Taub's Dan Ben-David resigns as executive director

After six year in post, center's head flatly denies rumors that he is leaving in order to join Moshe Kahlon's Koolanu party.

Dan Ben-David (photo credit: WIKIMEDIA COMMONS/GAL BEN DOR)
Dan Ben-David
(photo credit: WIKIMEDIA COMMONS/GAL BEN DOR)
Dan Ben-David, executive director of The Taub Center for Social Policy, will be stepping down from his position at the end of February after six years in the job.
Ben-David, who ran on Ariel Sharon’s Kadima list in 2006, flatly denied rumors that he was leaving in order to join Moshe Kahlon’s Koolanu party.
“I’m not going into politics,” he told The Jerusalem Post. “It’s purely coincidental that I’m leaving the [Taub] Center during an election. It was when we finished our latest report.”
Ben-David said he was even still undecided as to which party would get his vote in the March elections.

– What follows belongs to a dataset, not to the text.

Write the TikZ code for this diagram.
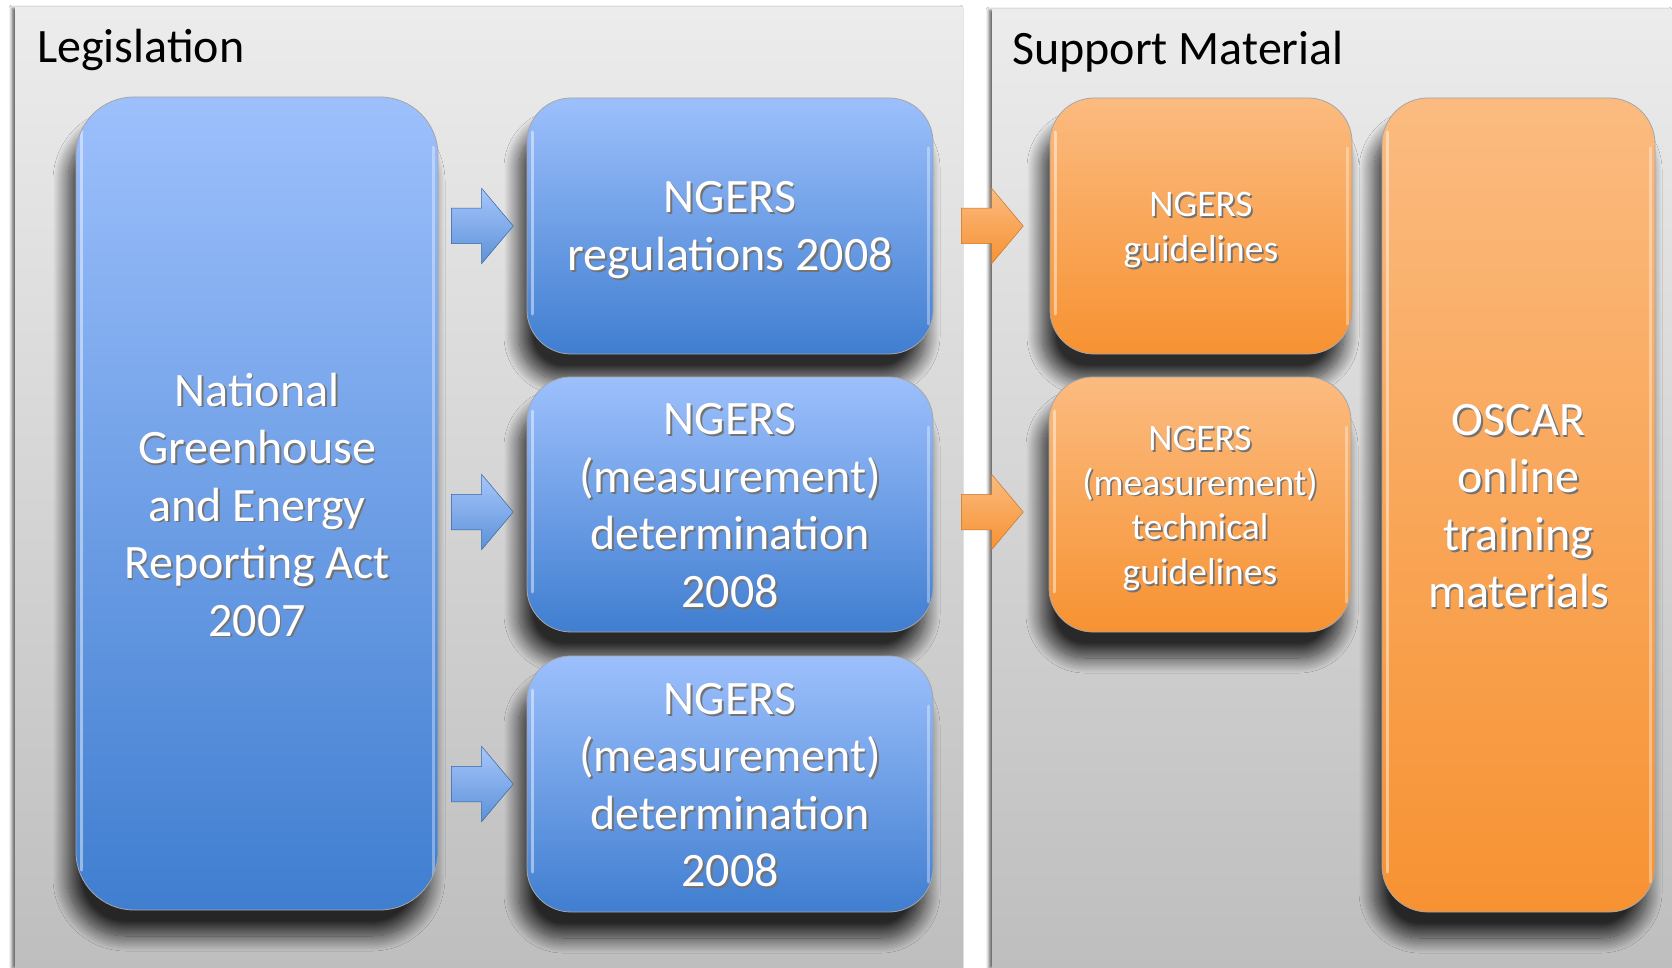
\documentclass[tikz,border=0pt]{standalone}
\usepackage{fontspec}
\setmainfont{Carlito}
\usetikzlibrary{shapes.arrows,shadows.blur}
\definecolor{bluetop}{RGB}{157,192,252}
\definecolor{bluebot}{RGB}{64,126,208}
\definecolor{orgtop}{RGB}{251,187,128}
\definecolor{orgbot}{RGB}{247,146,50}
\definecolor{paneltop}{RGB}{236,236,236}
\definecolor{panelbot}{RGB}{190,190,190}
\newcommand{\shln}[1]{\makebox[0pt][l]{\kern1.8pt\raisebox{-1.8pt}{\textcolor{black!55}{#1}}}#1}
\begin{document}
\begin{tikzpicture}[x=1pt,y=-1pt,
  panel/.style={top color=paneltop, bottom color=panelbot, draw=none,
    blur shadow={shadow xshift=-3pt, shadow yshift=0pt, shadow blur radius=3pt, shadow opacity=60}},
  title/.style={anchor=base west, font=\fontsize{48}{57}\selectfont, text=black, inner sep=0pt},
  gloss/.style={path picture={
    \draw[white, opacity=.45, line width=3pt, line cap=round]
      ([xshift=5pt,yshift=-34pt]path picture bounding box.north west) --
      ([xshift=5pt,yshift=40pt]path picture bounding box.south west);
    \draw[white, opacity=.35, line width=3pt, line cap=round]
      ([xshift=-5pt,yshift=-50pt]path picture bounding box.north east) --
      ([xshift=-5pt,yshift=30pt]path picture bounding box.south east);}},
  box/.style={draw=black!35, line width=0.8pt, inner sep=0pt, gloss,
    blur shadow={shadow xshift=-8pt, shadow yshift=-26pt, shadow blur radius=15pt,
      shadow opacity=80, shadow blur steps=24}},
  bluebox/.style={box, top color=bluetop, bottom color=bluebot},
  orgbox/.style={box, top color=orgtop, bottom color=orgbot},
  boxtext/.style={align=center, text=white, inner sep=0pt},
  bigfont/.style={boxtext, font=\fontsize{48}{57.5}\selectfont},
  smallfont/.style={boxtext, font=\fontsize{37.5}{44.8}\selectfont},
  blockarrow/.style={single arrow, anchor=tail, minimum height=62pt, inner xsep=0pt, inner ysep=17.5pt,
    single arrow head extend=20pt, single arrow tip angle=100, line width=0.5pt},
  bluearrow/.style={blockarrow, draw=bluebot!80!black, top color=bluetop!90!white, bottom color=bluebot!85!white},
  orgarrow/.style={blockarrow, draw=orgbot!80!black, top color=orgtop, bottom color=orgbot}
]
\useasboundingbox (0,0) rectangle (1672,968);
\fill[white] (0,0) rectangle (1672,968);
% panels
\path[panel] (15,8) rectangle (963,968);
\path[panel] (992,10) rectangle (1672,968);
\node[title] (legt) at (37,63) {Legislation};
\node[title] (supt) at (1012,65) {Support Material};
% legislation boxes
\node[bluebox, minimum width=362pt, minimum height=813pt, rounded corners=58pt] (act) at (257,503.5) {};
\node[bluebox, minimum width=406pt, minimum height=256pt, rounded corners=44pt] (reg) at (730,226) {};
\node[bluebox, minimum width=406pt, minimum height=255pt, rounded corners=44pt] (det1) at (730,504.5) {};
\node[bluebox, minimum width=406pt, minimum height=256pt, rounded corners=44pt] (det2) at (730,784) {};
% support boxes
\node[orgbox, minimum width=302pt, minimum height=256pt, rounded corners=44pt] (guide) at (1201,226) {};
\node[orgbox, minimum width=302pt, minimum height=255pt, rounded corners=44pt] (tech) at (1200,504.5) {};
\node[orgbox, minimum width=273pt, minimum height=814pt, rounded corners=46pt] (oscar) at (1518.5,505) {};
% texts
\node[bigfont] (actt) at ([yshift=-2pt]act.center)
  {\shln{National}\\\shln{Greenhouse}\\\shln{and Energy}\\\shln{Reporting Act}\\\shln{2007}};
\node[bigfont] (regt) at ([yshift=-5pt]reg.center) {\shln{NGERS}\\\shln{regulations 2008}};
\node[bigfont] (det1t) at ([yshift=-2pt]det1.center)
  {\shln{NGERS}\\\shln{(measurement)}\\\shln{determination}\\\shln{2008}};
\node[bigfont] (det2t) at ([yshift=-2pt]det2.center)
  {\shln{NGERS}\\\shln{(measurement)}\\\shln{determination}\\\shln{2008}};
\node[smallfont] (guidet) at ([yshift=-5pt]guide.center) {\shln{NGERS}\\\shln{guidelines}};
\node[smallfont] (techt) at ([yshift=-5pt]tech.center)
  {\shln{NGERS}\\\shln{(measurement)}\\\shln{technical}\\\shln{guidelines}};
\node[bigfont] (oscart) at ([yshift=-2pt]oscar.center)
  {\shln{OSCAR}\\\shln{online}\\\shln{training}\\\shln{materials}};
% arrows
\node[bluearrow] (a1) at (451,226) {};
\node[bluearrow] (a2) at (451,512) {};
\node[bluearrow] (a3) at (451,784) {};
\node[orgarrow] (o1) at (961,226) {};
\node[orgarrow] (o2) at (961,512) {};
\end{tikzpicture}
\end{document}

“I think that most of the debates right now are very much on the superficial issues, not on the primary ones,” he said. “I would hope and expect that our leaders put a plan in front of us for what the country will look like in 20 to 30 years and then how do we get there.
Not what fix do you want to make tomorrow. I don’t see anyone raising that flag and running with it. If someone does, then I’ll support them.”
The issues the Taub Center has highlighted during his tenure as executive director, he said, were “existential” issues that Israeli policy needs to address, including education, demographic issues and low productivity – an issue he said Taub research helped put on the map. On education, he said, Israel will have trouble maintaining a world-class army if half of its children are getting a “thirdworld education.”
“I think that we managed to have a major impact on the social economic discourse in Israel,” said Ben-David, adding that he will continue to explore policy issues at Tel Aviv University, where he is a senior faculty member of the Department of Public Policy.
Last week, a report by think tank State of the Nation made headlines and worked its way into the electoral discourse with a study that claimed 80 percent of Israelis “could not make ends meet,” though the Finance Ministry argued that figure was overblown and mischaracterized.
In 2010, Calcalist named Ben-David its “Person of the Year,” and TheMarker cited him among Israel’s 100 most influential people in Israel in 2010 and 2012.
The Taub Center has already begun a search for a new executive director, according to its spokeswoman.